Riding A Rocking Horse:
Jim Jarmusch focuses on Neil Young & Co.

by Bruce Kirkland


It's only rock 'n' roll but he loves it: Year Of The Horse is a fan's visual and aural notes on his hero's long career as a pop icon hunched over a guitar.

The hero is rocker Neil Young. The fan is hip New Yorker Jim Jarmusch, who bought into Young's primal music when the filmmaker was just a gangly kid growing up in Akron, Ohio. He heard and loved Young's unique music in the seminal band Buffalo Springfield. When Young went solo and then hooked up with an early form of Crazy Horse in 1969, Jarmusch was hooked for life.

Year Of The Horse, now at the Bloor Cinema and set to move through the arthouse circuit (call them for show times), is payback time. The 107-minute documentary is a celebration of Young and his on-going, three-decade, deeply-felt collaboration with the eccentrics in Crazy Horse.

"Obsession?" Jarmusch asks rhetorically when I ask about his relationship with the music. "I don't know if that is the word that I'd use, but it's a really strong inspiration to me."

Like every fan of a musician who has endured as long as Young, Jarmusch is particular about his tastes. "I'm not a big fan of Harvest and I can't stand Crosby, Stills, Nash & Young, except maybe the song Ohio, because I'm from Ohio. I like Neil when he rocks! I like Neil with Crazy Horse.

"Neil has been up and down and he just stays true to himself without worrying too much about what other people think. Obviously, they (Young and the members of Crazy Horse) are not like rock poseurs. Look how they dress! The surface of things doesn't interest them. It's where it comes from that interests them. And it interests me.

"Like when they fight in the movie. They're not bitchy rock stars fighting about their clothes or their trailer or their bus or their backstage food. They're fighting about their music. Because they want it to be right."

The film, first shown at the Toronto film festival last September, was shot in the U.S. and Europe during a 1996 tour. Intercut is historic footage shot by a British film crew in 1976 and by Young himself (under the pseudonym Bernard Shakey) in 1986. The contrasts - and the remarkable similarities - are fascinating.

Jarmusch shot his footage in the Super-8 format, allowing an unobtrusive guerrilla-style approach to the band members and giving the film a rough, raw look in opposition to the full bore soundtrack. Jarmusch loves the contradiction.

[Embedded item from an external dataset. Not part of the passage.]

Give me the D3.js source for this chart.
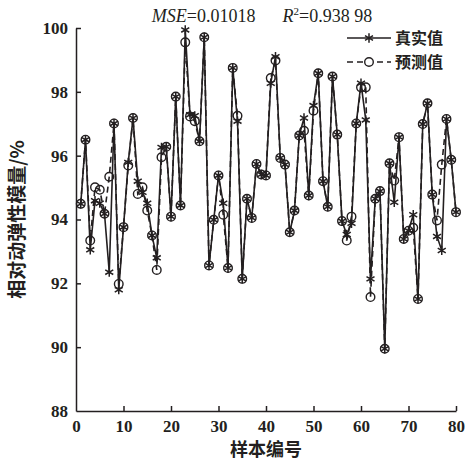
<!DOCTYPE html>
<html>
<head>
<meta charset="utf-8">
<script src="https://cdn.jsdelivr.net/npm/d3@7"></script>
<style>
  html, body { margin: 0; padding: 0; background: #fff; }
  svg { display: block; }
</style>
</head>
<body>
<svg id="chart" width="475" height="463"></svg>
<script>
const sampleIds = d3.range(1, 81);
const trueValues = [
  94.49, 96.50, 93.05, 94.59, 94.51, 94.18, 92.35, 97.01, 91.80, 93.76,
  95.79, 97.18, 95.20, 94.85, 94.51, 93.50, 92.80, 96.26, 96.28, 94.09,
  97.85, 94.44, 99.94, 97.28, 97.25, 96.45, 99.71, 92.56, 93.99, 95.38,
  94.51, 92.48, 98.75, 97.08, 92.14, 94.65, 94.05, 95.74, 95.41, 95.38,
  98.27, 99.10, 95.93, 95.72, 93.60, 94.28, 96.63, 97.18, 94.75, 97.57,
  98.58, 95.20, 94.40, 98.48, 96.66, 93.95, 93.53, 93.88, 97.01, 98.27,
  97.12, 92.14, 94.65, 94.89, 89.95, 95.76, 94.54, 96.58, 93.39, 93.65,
  94.15, 91.51, 96.99, 97.64, 94.78, 93.47, 93.03, 97.15, 95.87, 94.23
];
const predValues = [
  94.49, 96.50, 93.34, 95.01, 94.93, 94.18, 95.34, 97.01, 91.98, 93.76,
  95.69, 97.18, 94.80, 95.01, 94.28, 93.50, 92.42, 95.95, 96.28, 94.09,
  97.85, 94.44, 99.55, 97.23, 97.08, 96.45, 99.71, 92.56, 93.99, 95.38,
  94.15, 92.48, 98.75, 97.25, 92.14, 94.65, 94.05, 95.74, 95.41, 95.38,
  98.43, 98.98, 95.93, 95.72, 93.60, 94.28, 96.63, 96.78, 94.75, 97.41,
  98.58, 95.20, 94.40, 98.48, 96.66, 93.95, 93.34, 94.09, 97.01, 98.14,
  98.14, 91.57, 94.65, 94.89, 89.95, 95.76, 95.22, 96.58, 93.39, 93.65,
  93.74, 91.51, 96.99, 97.64, 94.78, 93.97, 95.72, 97.15, 95.87, 94.23
];
const xTicks = [0, 10, 20, 30, 40, 50, 60, 70, 80];
const yTicks = [88, 90, 92, 94, 96, 98, 100];
const legendLabels = ["真实值", "预测值"];

const svg = d3.select("#chart");
const x = d3.scaleLinear().domain([0, 80]).range([76, 456]);
const y = d3.scaleLinear().domain([88, 100]).range([411, 28]);
const ink = "#231f20";
const numFont = "'Liberation Serif', 'Times New Roman', serif";
const cjkFont = "'Noto Sans CJK SC', sans-serif";

// axes
const xAxis = svg.append("g").attr("transform", `translate(0,${y(88)})`)
  .call(d3.axisBottom(x).tickValues(xTicks).tickSizeInner(-5).tickSizeOuter(0).tickPadding(7));
const yAxis = svg.append("g").attr("transform", `translate(${x(0)},0)`)
  .call(d3.axisLeft(y).tickValues(yTicks).tickSizeInner(-5).tickSizeOuter(0).tickPadding(8));
[xAxis, yAxis].forEach(g => {
  g.select(".domain").attr("stroke", ink).attr("stroke-width", 1.5);
  g.selectAll(".tick line").attr("stroke", ink).attr("stroke-width", 1.5);
  g.selectAll(".tick text").attr("fill", ink)
    .style("font-family", numFont).style("font-size", "17px").style("font-weight", "bold");
});
xAxis.selectAll(".tick text").attr("dy", "0.8em");
yAxis.selectAll(".tick line").filter(d => d === 88).remove();
xAxis.selectAll(".tick line").filter(d => d === 0).remove();

// lines
const pts = sampleIds.map((id, i) => ({id, t: trueValues[i], p: predValues[i]}));
const lineT = d3.line().x(d => x(d.id)).y(d => y(d.t));
const lineP = d3.line().x(d => x(d.id)).y(d => y(d.p));
svg.append("path").datum(pts).attr("d", lineP).attr("fill", "none")
  .attr("stroke", ink).attr("stroke-width", 1.6).attr("stroke-dasharray", "6,4");
svg.append("path").datum(pts).attr("d", lineT).attr("fill", "none")
  .attr("stroke", ink).attr("stroke-width", 1.6);

const ast = d3.symbol().type(d3.symbolAsterisk).size(60);
svg.append("g").selectAll("path").data(pts).join("path")
  .attr("d", ast).attr("transform", d => `translate(${x(d.id)},${y(d.t)})`)
  .attr("fill", "none").attr("stroke", ink).attr("stroke-width", 1.5);
svg.append("g").selectAll("circle").data(pts).join("circle")
  .attr("cx", d => x(d.id)).attr("cy", d => y(d.p)).attr("r", 4.3)
  .attr("fill", "none").attr("stroke", ink).attr("stroke-width", 1.4);

// legend
const lg = svg.append("g");
const ly = [38, 62];
lg.append("line").attr("x1", 347).attr("x2", 391).attr("y1", ly[0]).attr("y2", ly[0])
  .attr("stroke", ink).attr("stroke-width", 1.6);
lg.append("path").attr("d", ast).attr("transform", `translate(369,${ly[0]})`)
  .attr("fill", "none").attr("stroke", ink).attr("stroke-width", 1.5);
lg.append("line").attr("x1", 347).attr("x2", 391).attr("y1", ly[1]).attr("y2", ly[1])
  .attr("stroke", ink).attr("stroke-width", 1.6).attr("stroke-dasharray", "6,4");
lg.append("circle").attr("cx", 369).attr("cy", ly[1]).attr("r", 4.3)
  .attr("fill", "#fff").attr("stroke", ink).attr("stroke-width", 1.4);
legendLabels.forEach((t, i) => {
  lg.append("text").attr("x", 395).attr("y", ly[i]).attr("dy", "0.36em")
    .attr("fill", ink).style("font-family", cjkFont).style("font-size", "16px")
    .style("font-weight", "bold").text(t);
});

// title
const title = svg.append("text").attr("x", 262).attr("y", 22).attr("text-anchor", "middle")
  .attr("fill", ink).style("font-family", numFont).style("font-size", "18px");
title.append("tspan").style("font-style", "italic").text("MSE");
title.append("tspan").text("=0.01018\u2003\u2002");
title.append("tspan").style("font-style", "italic").text("R");
title.append("tspan").attr("dy", -7).style("font-size", "11px").text("2");
title.append("tspan").attr("dy", 7).text("=0.938 98");

// axis titles
svg.append("text").attr("x", x(40)).attr("y", 456).attr("text-anchor", "middle")
  .attr("fill", ink).style("font-family", cjkFont).style("font-size", "18px")
  .style("font-weight", "bold").text("样本编号");
svg.append("text").attr("transform", `translate(24,${y(94)}) rotate(-90)`)
  .attr("text-anchor", "middle").attr("fill", ink)
  .style("font-family", cjkFont).style("font-size", "19px").style("font-weight", "bold")
  .text("相对动弹性模量/%");
</script>
</body>
</html>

"To me, Neil Young & Crazy Horse are very contradictory people. Neil Young is a perfectionist who embraces imperfection. To have this raw and beautiful - to me - look to the film, with a Dolby digital soundtrack that is state-of-the-art and clean and huge, is perfect. That's a contradiction that fits the band."

When he first started shooting the tour in 1996, neither Jarmusch nor Young were even convinced a film would come out of it. It was an experiment. If either filmmaker or musician didn't like the footage gathered, then they had agreed to junk the project and enjoy the camaraderie.

Jarmusch, best known for stylish art films such as Stranger Than Paradise, Down By Law, Mystery Train and Dead Man (which Young scored, leading to their friendship), never felt more free. He had no preconceived ideas.

"On this film, I didn't even know if it was going to be a dog, a moose or a rabbit, or even an animal at all," says Jarmusch. "So that was really fun. It was great." And it wasn't a dog, after all. It was the Year Of The Horse.